Art is the closest thing we have to time travel, we can’t take it for granted

Sarah Pinkerton | Staff Writer

The term “art” defines a multitude of works created by human beings. It serves as not only a way to escape day-to-day life, but also has the powerful role of redefining culture.

Art is literally a glimpse into our past world. When we look at a piece of artwork from medieval France or ancient Greece or from 6th century China, we are literally looking at the same exact same piece of work that that artist looked upon to create so long ago. Besides books, they are one of the closest things we have to touching the past.

While artists aren’t directly involved with guiding governmental policy or creating laws and rules, they inspire the masses and inspire the public to think about the ways they want their society to look.

Art is a part of every culture in the world in some form or another and has been around since the earliest cave paintings in Europe and Indonesia.

We are able to preserve these cultures and continue to learn more about them by looking at the art they produced.

Jawaharlal Nehru, the first Prime Minister of India and leader of the Indian independence movement, once said, “The art of a people is a true mirror to their minds.”

When we look at art, we are getting a genuine glimpse into the mind of a person that lived a life of hunting and gathering, pyramid building, wars, nation building or royal inaugurations.

These are displayed for the modern public to see each and every day, and as students we have to take advantage of that.

While Waco isn’t home to many places of ancient art, campus is home to the Martin Museum of Art, which periodically hosts exhibits. Armstrong Browning Library also hosts a plethora of sculptures, paintings and household items from the late 19th century.

However, ancient and medieval art can be found only an hour and a half away from campus.

The Dallas Museum of Art is one of the largest art museums in the country. It features art by Van Gogh, the Keir Collection of Islamic Art dating back to the 12th century, Arts of the Americas, Africa, Asia, Latin America, Pacific Islands and Europe as well as Classical Art. These exhibits host sculptures, paintings, bowls, homeware items and calligraphy all showing what day-to-day life and culture looked like in these ancient societies around the world.

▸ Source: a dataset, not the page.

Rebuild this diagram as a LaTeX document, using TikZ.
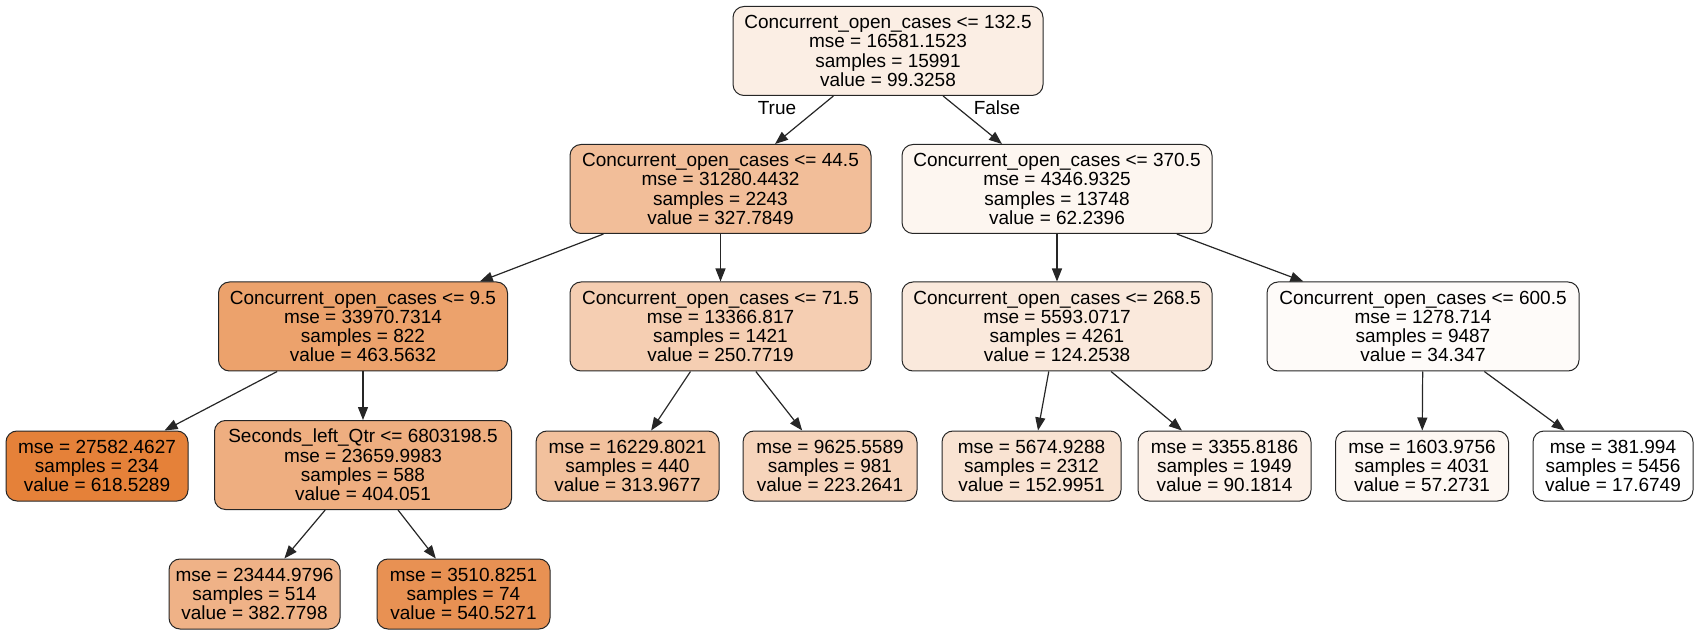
\documentclass[tikz,border=0pt]{standalone}
\usepackage{fontspec}
\setmainfont{Liberation Sans}
\usetikzlibrary{arrows.meta}
\definecolor{dtorange}{RGB}{229,129,57}
\tikzset{
  tnode/.style={draw=black!85, line width=1pt, rounded corners=11pt, align=center,
    inner sep=0pt, minimum height=89pt, font=\fontsize{19}{19.3}\selectfont},
  tleaf/.style={tnode, minimum height=70pt},
  tedge/.style={draw=black!85, line width=1.2pt, -{Triangle[length=13pt,width=10pt]}},
  tlabel/.style={font=\fontsize{19}{19.3}\selectfont, inner sep=0pt}
}
\newcommand{\fc}[1]{dtorange!#1!white}
\begin{document}
\begin{tikzpicture}
\useasboundingbox (0pt,0pt) rectangle (1698pt,-636pt);
% level 0
\node[tnode, minimum width=310pt, fill=\fc{13.6}] (root) at (888pt,-51pt)
  {Concurrent\_open\_cases <= 132.5\\mse = 16581.1523\\samples = 15991\\value = 99.3258};
% level 1
\node[tnode, minimum width=301pt, fill=\fc{51.6}] (L) at (720.5pt,-189pt)
  {Concurrent\_open\_cases <= 44.5\\mse = 31280.4432\\samples = 2243\\value = 327.7849};
\node[tnode, minimum width=310pt, fill=\fc{7.4}] (R) at (1057pt,-189pt)
  {Concurrent\_open\_cases <= 370.5\\mse = 4346.9325\\samples = 13748\\value = 62.2396};
% level 2
\node[tnode, minimum width=289pt, fill=\fc{74.2}] (LL) at (363pt,-326.5pt)
  {Concurrent\_open\_cases <= 9.5\\mse = 33970.7314\\samples = 822\\value = 463.5632};
\node[tnode, minimum width=301pt, fill=\fc{38.8}] (LR) at (720.5pt,-326.5pt)
  {Concurrent\_open\_cases <= 71.5\\mse = 13366.817\\samples = 1421\\value = 250.7719};
\node[tnode, minimum width=310pt, fill=\fc{17.7}] (RL) at (1057pt,-326.5pt)
  {Concurrent\_open\_cases <= 268.5\\mse = 5593.0717\\samples = 4261\\value = 124.2538};
\node[tnode, minimum width=312pt, fill=\fc{2.8}] (RR) at (1423pt,-326.5pt)
  {Concurrent\_open\_cases <= 600.5\\mse = 1278.714\\samples = 9487\\value = 34.347};
% level 3
\node[tleaf, minimum width=182pt, fill=\fc{100}] (LLL) at (97pt,-466pt)
  {mse = 27582.4627\\samples = 234\\value = 618.5289};
\node[tnode, minimum width=297pt, fill=\fc{64.3}] (LLR) at (363pt,-465pt)
  {Seconds\_left\_Qtr <= 6803198.5\\mse = 23659.9983\\samples = 588\\value = 404.051};
\node[tleaf, minimum width=183pt, fill=\fc{49.3}] (LRL) at (627.5pt,-466pt)
  {mse = 16229.8021\\samples = 440\\value = 313.9677};
\node[tleaf, minimum width=174pt, fill=\fc{34.2}] (LRR) at (830pt,-466pt)
  {mse = 9625.5589\\samples = 981\\value = 223.2641};
\node[tleaf, minimum width=179pt, fill=\fc{22.5}] (RLL) at (1031.5pt,-466pt)
  {mse = 5674.9288\\samples = 2312\\value = 152.9951};
\node[tleaf, minimum width=173pt, fill=\fc{12.1}] (RLR) at (1224.5pt,-466pt)
  {mse = 3355.8186\\samples = 1949\\value = 90.1814};
\node[tleaf, minimum width=173pt, fill=\fc{6.6}] (RRL) at (1422pt,-466pt)
  {mse = 1603.9756\\samples = 4031\\value = 57.2731};
\node[tleaf, minimum width=160pt, fill=white] (RRR) at (1613pt,-466pt)
  {mse = 381.994\\samples = 5456\\value = 17.6749};
% level 4
\node[tleaf, minimum width=171pt, fill=\fc{60.8}] (LLRL) at (254.5pt,-594pt)
  {mse = 23444.9796\\samples = 514\\value = 382.7798};
\node[tleaf, minimum width=173pt, fill=\fc{87.0}] (LLRR) at (463.5pt,-594pt)
  {mse = 3510.8251\\samples = 74\\value = 540.5271};
% edges
\draw[tedge] (root) -- (L);
\draw[tedge] (root) -- (R);
\draw[tedge] (L) -- (LL);
\draw[tedge] (L) -- (LR);
\draw[tedge] (R) -- (RL);
\draw[tedge] (R) -- (RR);
\draw[tedge] (LL) -- (LLL);
\draw[tedge] (LL) -- (LLR);
\draw[tedge] (LR) -- (LRL);
\draw[tedge] (LR) -- (LRR);
\draw[tedge] (RL) -- (RLL);
\draw[tedge] (RL) -- (RLR);
\draw[tedge] (RR) -- (RRL);
\draw[tedge] (RR) -- (RRR);
\draw[tedge] (LLR) -- (LLRL);
\draw[tedge] (LLR) -- (LLRR);
% edge labels
\node[tlabel] (ltrue) at (777pt,-108pt) {True};
\node[tlabel] (lfalse) at (997pt,-108pt) {False};
\end{tikzpicture}
\end{document}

They allow you to look face to face at the same piece of art that an ancient human once looked at in the same way.

Dallas is also home to the Museum of Biblical Art that holds ancient maps of Israel, tapestries, paintings and sculptures from the times that we often read about in the Bible. Physical, tangible evidence of the words we read and believe.

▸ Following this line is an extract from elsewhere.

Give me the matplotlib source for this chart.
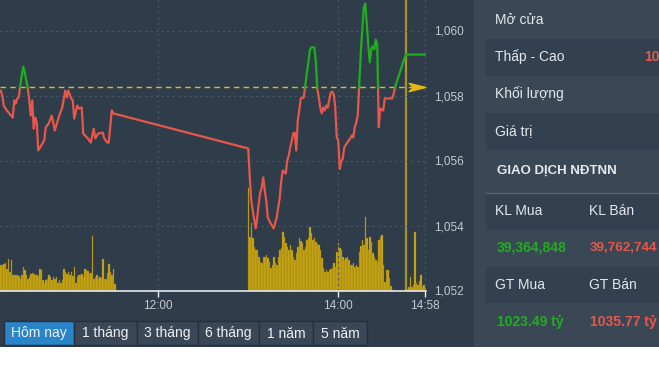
import numpy as np
import matplotlib
matplotlib.use('Agg')
import matplotlib.pyplot as plt
from matplotlib.patches import Rectangle
from matplotlib.path import Path
from matplotlib.ticker import FuncFormatter, FixedLocator

plt.rcParams['font.family'] = ['Liberation Sans', 'DejaVu Sans']

# ---- data ----
ref_price = 1058.25  # tham chieu

price_times = ["10:15", "10:16", "10:17", "10:19", "10:23", "10:24", "10:25", "10:26", "10:27", "10:28",
               "10:30", "10:31", "10:33", "10:34", "10:35", "10:36", "10:37", "10:38", "10:39", "10:40",
               "10:42", "10:44", "10:45", "10:47", "10:49", "10:50", "10:51", "10:54", "10:56", "10:58",
               "10:59", "11:00", "11:02", "11:03", "11:04", "11:06", "11:07", "11:09", "11:10", "11:13",
               "11:15", "11:17", "11:18", "11:20", "11:23", "11:24", "11:26", "11:27", "11:29", "11:30",
               "13:00", "13:01", "13:02", "13:03", "13:05", "13:06", "13:07", "13:08", "13:09", "13:10",
               "13:11", "13:12", "13:13", "13:15", "13:17", "13:19", "13:21", "13:22", "13:23", "13:25",
               "13:26", "13:27", "13:28", "13:29", "13:30", "13:31", "13:32", "13:33", "13:34", "13:35",
               "13:37", "13:38", "13:39", "13:40", "13:41", "13:42", "13:44", "13:45", "13:46", "13:47",
               "13:48", "13:49", "13:50", "13:51", "13:52", "13:53", "13:55", "13:56", "13:57", "13:58",
               "13:59", "14:00", "14:01", "14:02", "14:03", "14:04", "14:06", "14:08", "14:09", "14:10",
               "14:11", "14:12", "14:13", "14:15", "14:17", "14:18", "14:19", "14:20", "14:21", "14:22",
               "14:23", "14:24", "14:25", "14:26", "14:27", "14:28", "14:30", "14:31", "14:32", "14:36",
               "14:37", "14:38", "14:45", "14:58"]
price_vals = [1058.15, 1058.00, 1057.69, 1057.54, 1057.32, 1057.85, 1057.75, 1057.91, 1057.94, 1058.31,
              1058.89, 1058.71, 1058.22, 1057.85, 1057.38, 1057.85, 1056.98, 1057.32, 1057.17, 1056.31,
              1056.46, 1056.62, 1057.02, 1057.14, 1057.38, 1057.17, 1056.92, 1057.38, 1057.63, 1058.15,
              1057.94, 1058.15, 1057.91, 1057.85, 1057.29, 1057.69, 1057.60, 1057.63, 1056.83, 1056.68,
              1056.55, 1056.98, 1056.68, 1056.83, 1056.86, 1056.68, 1056.55, 1056.55, 1057.54, 1057.45,
              1056.37, 1055.48, 1054.77, 1054.46, 1053.91, 1054.25, 1054.68, 1055.02, 1055.17, 1055.48,
              1055.08, 1054.77, 1054.25, 1054.06, 1053.91, 1054.25, 1054.86, 1055.38, 1055.69, 1055.60,
              1056.00, 1056.15, 1056.40, 1056.62, 1056.83, 1056.86, 1056.31, 1057.23, 1057.54, 1057.91,
              1057.94, 1058.30, 1058.68, 1058.98, 1059.38, 1059.48, 1059.48, 1059.08, 1058.22, 1057.94,
              1057.63, 1057.45, 1057.63, 1057.54, 1057.69, 1057.63, 1058.09, 1058.12, 1058.03, 1057.63,
              1056.71, 1056.62, 1055.74, 1055.97, 1056.06, 1056.40, 1056.55, 1056.68, 1056.77, 1056.71,
              1057.02, 1057.17, 1057.38, 1059.29, 1060.72, 1060.83, 1060.18, 1059.57, 1059.02, 1059.42,
              1059.51, 1059.42, 1059.72, 1059.57, 1057.02, 1057.60, 1057.54, 1057.91, 1057.91, 1057.91,
              1058.06, 1058.28, 1059.26, 1059.26]

# khoi luong theo phut (don vi tuong doi)
vol_am_start = "10:15"
vol_am = [26, 26, 27, 28, 22, 32, 19, 31, 16, 16, 16, 16, 15, 12, 16, 24, 21, 16, 12, 14,
          17, 18, 17, 16, 16, 15, 22, 21, 11, 8, 11, 12, 16, 14, 11, 14, 12, 14, 8, 11,
          8, 11, 22, 19, 17, 19, 16, 19, 15, 24, 8, 14, 16, 16, 17, 14, 22, 21, 20, 17,
          18, 55, 12, 14, 16, 12, 14, 13, 32, 12, 12, 18, 27, 19, 16, 22, 7]
vol_pm_start = "13:00"
vol_pm = [103, 54, 68, 53, 44, 41, 41, 34, 29, 28, 34, 34, 36, 33, 29, 23, 26, 34, 28, 26,
          34, 41, 43, 59, 54, 48, 44, 41, 46, 41, 34, 31, 38, 44, 53, 50, 48, 41, 44, 51,
          53, 64, 58, 51, 53, 49, 47, 46, 41, 33, 23, 19, 21, 19, 21, 22, 23, 28, 24, 39,
          48, 43, 41, 34, 31, 33, 34, 31, 26, 26, 28, 24, 26, 24, 39, 45, 51, 46, 74, 53,
          41, 54, 49, 38, 34, 31, 29, 51, 54, 56, 26, 9, 21, 21, 13, 5, 1]
vol_close_times = ["14:45", "14:46", "14:47", "14:48", "14:49", "14:50", "14:51", "14:52",
                   "14:53", "14:54", "14:55", "14:56", "14:57", "14:58"]
vol_close = [400, 2, 4, 14, 4, 6, 59, 8, 6, 10, 16, 4, 6, 3]

x_ticks = ["12:00", "14:00", "14:58"]
y_ticks = [1052, 1054, 1056, 1058, 1060]

panel_rows = ["Mở cửa", "Thấp - Cao", "Khối lượng", "Giá trị"]
low_high = "10"  # phan nhin thay o mep phai
foreign_heads = ["KL Mua", "KL Bán", "GT Mua", "GT Bán"]
foreign_vals = ["39,364,848", "39,762,744", "1023.49 tỷ", "1035.77 tỷ"]
buttons = ["Hôm nay", "1 tháng", "3 tháng", "6 tháng", "1 năm", "5 năm"]


def to_min(s):
    h, m = s.split(':')
    return int(h) * 60 + int(m)


def fmt_time(v, pos=None):
    v = int(round(v))
    return '%d:%02d' % (v // 60, v % 60)


# colours
CHART_BG = '#2f3c4a'
PANEL_BG = '#3a4755'
BAND_BG = '#334050'
RED = '#e8574a'
GREEN = '#1fae1f'
GOLD = '#cfaa12'
TXT = '#e4e8ec'
AXTXT = '#c3c9cf'

W, H = 659, 371
fig = plt.figure(figsize=(W / 100, H / 100), dpi=100)
fig.patch.set_facecolor('white')

# background / panel drawn in pixel coordinates
bg = fig.add_axes([0, 0, 1, 1])
bg.set_xlim(0, W)
bg.set_ylim(H, 0)
bg.axis('off')


def box(x0, y0, x1, y1, fc, ec='none', lw=0):
    bg.add_patch(Rectangle((x0, y0), x1 - x0, y1 - y0, fc=fc, ec=ec, lw=lw))


box(0, 0, 474, 347, CHART_BG)
box(474, 0, W, 347, PANEL_BG)
for y0, y1 in [(39, 76), (113, 150), (193, 230), (267, 303)]:
    box(486, y0, W, y1, BAND_BG)
bg.plot([486, W], [193, 193], color='#55626e', lw=1)

for i, lab in enumerate(panel_rows):
    bg.text(495, 20 + i * 37, lab, color=TXT, fontsize=10, va='center', ha='left')
bg.text(644, 57, low_high, color=RED, fontsize=10, fontweight='bold', va='center', ha='left')
bg.text(497, 171, "GIAO DỊCH NĐTNN", color=TXT, fontsize=9.5, fontweight='bold', va='center')
bg.text(495, 211, foreign_heads[0], color=TXT, fontsize=10, va='center')
bg.text(589, 211, foreign_heads[1], color=TXT, fontsize=10, va='center')
bg.text(495, 285, foreign_heads[2], color=TXT, fontsize=10, va='center')
bg.text(589, 285, foreign_heads[3], color=TXT, fontsize=10, va='center')
bg.text(497, 248, foreign_vals[0], color=GREEN, fontsize=10, fontweight='bold', va='center')
bg.text(590, 248, foreign_vals[1], color=RED, fontsize=9.6, fontweight='bold', va='center')
bg.text(497, 322, foreign_vals[2], color=GREEN, fontsize=10, fontweight='bold', va='center')
bg.text(590, 322, foreign_vals[3], color=RED, fontsize=10, fontweight='bold', va='center')

# period buttons
edges = [4, 74, 137, 198, 259, 313, 367]
for i, lab in enumerate(buttons):
    fc = '#2a84c8' if i == 0 else '#3a4756'
    box(edges[i], 321, edges[i + 1], 345, fc, ec='#27313c', lw=1)
    bg.text((edges[i] + edges[i + 1]) / 2, 333.5, lab, color='#eef1f4', fontsize=10, ha='center', va='center')

# ---- chart ----
pos = [0, (H - 290.5) / H, 426 / W, 290.5 / H]
ax_vol = fig.add_axes(pos)
ax = fig.add_axes(pos, sharex=ax_vol)
for a in (ax_vol, ax):
    a.set_facecolor('none')
    for s in a.spines.values():
        s.set_visible(False)

t0 = to_min("10:15") - 0.5
ax.set_xlim(t0, to_min("14:58") + 0.5)
ax.set_ylim(1052, 1052 + 290.5 / 32.5)
vol_top = 290.5
ax_vol.set_ylim(0, vol_top)
ax_vol.set_yticks([])

# volume bars
am_t = to_min(vol_am_start) + np.arange(len(vol_am))
pm_t = to_min(vol_pm_start) + np.arange(len(vol_pm))
cl_t = np.array([to_min(s) for s in vol_close_times])
vt = np.concatenate([am_t, pm_t, cl_t])
vv = np.array(vol_am + vol_pm + vol_close, dtype=float)
cols = ['#a8993a' if v > vol_top else GOLD for v in vv]
ax_vol.bar(vt, vv, width=1.0, color=cols, edgecolor='#8f7a14', linewidth=0.25)

# grid
ax.xaxis.set_major_locator(FixedLocator([to_min(s) for s in x_ticks]))
ax.xaxis.set_major_formatter(FuncFormatter(fmt_time))
ax.set_yticks(y_ticks)
ax.yaxis.set_major_formatter(FuncFormatter(lambda v, p: '{:,.0f}'.format(v)))
ax.grid(True, color='#4b5866', lw=0.8, linestyle=(0, (2, 3)))
ax.yaxis.tick_right()
ax.tick_params(axis='y', length=0, pad=6, labelsize=8.5, labelcolor=AXTXT)
ax.tick_params(axis='x', length=4, width=1, color='#e6eaee', pad=3, labelsize=8.5, labelcolor=AXTXT)
ax_vol.tick_params(axis='x', length=0, labelbottom=False)
ax.spines['bottom'].set_visible(True)
ax.spines['bottom'].set_color('#e6eaee')
ax.spines['bottom'].set_linewidth(1.2)

# reference line + arrow
ax.axhline(ref_price, color='#d6c21e', lw=1, dashes=(4, 3), zorder=2)
arrow = Path([(-1, -0.5), (1, 0), (-1, 0.5), (-0.5, 0), (-1, -0.5)],
             [Path.MOVETO, Path.LINETO, Path.LINETO, Path.LINETO, Path.CLOSEPOLY])
ax.plot([0.979], [ref_price], transform=ax.get_yaxis_transform(), marker=arrow,
        ms=12, color='#e6b90d', clip_on=False, zorder=4)

# price line, green above reference, red below
pt = np.array([to_min(s) for s in price_times], dtype=float)
pv = np.array(price_vals)
xs, ys = [pt[0]], [pv[0]]
for i in range(1, len(pt)):
    if (pv[i - 1] - ref_price) * (pv[i] - ref_price) < 0:
        f = (ref_price - pv[i - 1]) / (pv[i] - pv[i - 1])
        xs.append(pt[i - 1] + f * (pt[i] - pt[i - 1]))
        ys.append(ref_price)
    xs.append(pt[i])
    ys.append(pv[i])
xs = np.array(xs)
ys = np.array(ys)
ax.plot(xs, np.where(ys <= ref_price, ys, np.nan), color=RED, lw=1.6, zorder=3, solid_joinstyle='round')
ax.plot(xs, np.where(ys >= ref_price, ys, np.nan), color=GREEN, lw=1.6, zorder=3, solid_joinstyle='round')

fig.savefig('out.png', dpi=100, facecolor='white')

If you travel another hour out, you’ll reach Houston. The Museum of Fine Arts in Houston is one of the most beautiful places to witness ancient art from around the world.

As a frequent visitor of the museum, I have witnessed medieval European paintings and carvings from churches, sculptures by French artist Auguste Rodin, paintings by Pierre-Auguste Renoir, Greek pitchers with paintings of Herakles and Athena from 530 B.C. and beautifully crafted silk embroidery from the Ottoman empire, all in my hometown.

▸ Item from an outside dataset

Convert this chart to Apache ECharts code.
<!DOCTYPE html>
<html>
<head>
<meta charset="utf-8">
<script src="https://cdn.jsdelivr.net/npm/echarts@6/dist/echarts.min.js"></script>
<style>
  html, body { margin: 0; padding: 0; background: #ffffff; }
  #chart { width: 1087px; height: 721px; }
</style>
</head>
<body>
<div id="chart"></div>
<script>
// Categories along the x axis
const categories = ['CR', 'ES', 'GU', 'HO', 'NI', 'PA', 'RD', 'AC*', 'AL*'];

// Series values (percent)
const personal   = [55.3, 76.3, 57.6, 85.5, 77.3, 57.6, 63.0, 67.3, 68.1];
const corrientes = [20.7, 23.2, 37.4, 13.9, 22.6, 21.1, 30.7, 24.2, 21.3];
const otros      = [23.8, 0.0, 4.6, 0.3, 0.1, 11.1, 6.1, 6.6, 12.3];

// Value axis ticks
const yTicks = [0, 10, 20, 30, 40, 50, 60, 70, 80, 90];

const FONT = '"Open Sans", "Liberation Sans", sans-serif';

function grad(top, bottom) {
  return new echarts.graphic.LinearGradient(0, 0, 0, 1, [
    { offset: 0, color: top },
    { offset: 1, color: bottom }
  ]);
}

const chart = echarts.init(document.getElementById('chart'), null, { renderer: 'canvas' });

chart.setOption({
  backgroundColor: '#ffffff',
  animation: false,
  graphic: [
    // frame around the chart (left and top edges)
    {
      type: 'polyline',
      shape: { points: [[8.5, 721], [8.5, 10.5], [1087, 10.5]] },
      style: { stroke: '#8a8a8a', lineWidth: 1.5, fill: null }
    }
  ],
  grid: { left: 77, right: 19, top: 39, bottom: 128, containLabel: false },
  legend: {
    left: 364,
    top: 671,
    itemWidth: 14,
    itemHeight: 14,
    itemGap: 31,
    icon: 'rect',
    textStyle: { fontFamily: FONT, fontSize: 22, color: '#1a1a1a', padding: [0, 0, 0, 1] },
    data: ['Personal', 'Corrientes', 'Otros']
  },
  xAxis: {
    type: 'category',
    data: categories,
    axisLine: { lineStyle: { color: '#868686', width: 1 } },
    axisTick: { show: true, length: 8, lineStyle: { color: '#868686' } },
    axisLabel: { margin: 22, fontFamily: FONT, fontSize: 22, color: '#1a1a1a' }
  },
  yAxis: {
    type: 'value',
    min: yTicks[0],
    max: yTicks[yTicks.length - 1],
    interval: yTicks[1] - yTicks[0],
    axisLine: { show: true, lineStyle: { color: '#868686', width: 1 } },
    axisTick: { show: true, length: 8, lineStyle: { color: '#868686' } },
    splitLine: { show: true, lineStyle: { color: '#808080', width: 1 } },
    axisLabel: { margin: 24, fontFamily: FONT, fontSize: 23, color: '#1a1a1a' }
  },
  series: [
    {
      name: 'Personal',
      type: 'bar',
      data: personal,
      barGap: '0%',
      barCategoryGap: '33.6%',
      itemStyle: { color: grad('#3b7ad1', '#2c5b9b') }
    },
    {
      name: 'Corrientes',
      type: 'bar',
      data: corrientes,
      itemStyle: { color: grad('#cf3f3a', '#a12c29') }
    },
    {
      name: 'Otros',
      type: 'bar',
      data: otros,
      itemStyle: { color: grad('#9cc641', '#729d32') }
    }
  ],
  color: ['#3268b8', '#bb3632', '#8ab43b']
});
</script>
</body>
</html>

By looking at art from Greek antiquity, the ancient Ottoman empire, imperial China, the silk road or 16th century France to name only a few, we are looking into the cultures and events of a time that defined where we are today and what those ancient ways of thinking looked like.

The ability to peek at the past is only one of the many, many reasons why art is such a crucial part of our humanity, and why it should continue to be appreciated.

It is the closest thing we have to time travel and one of the closest things we have to feeling the emotions of a person who lived long before we, as an individual, were ever even an idea.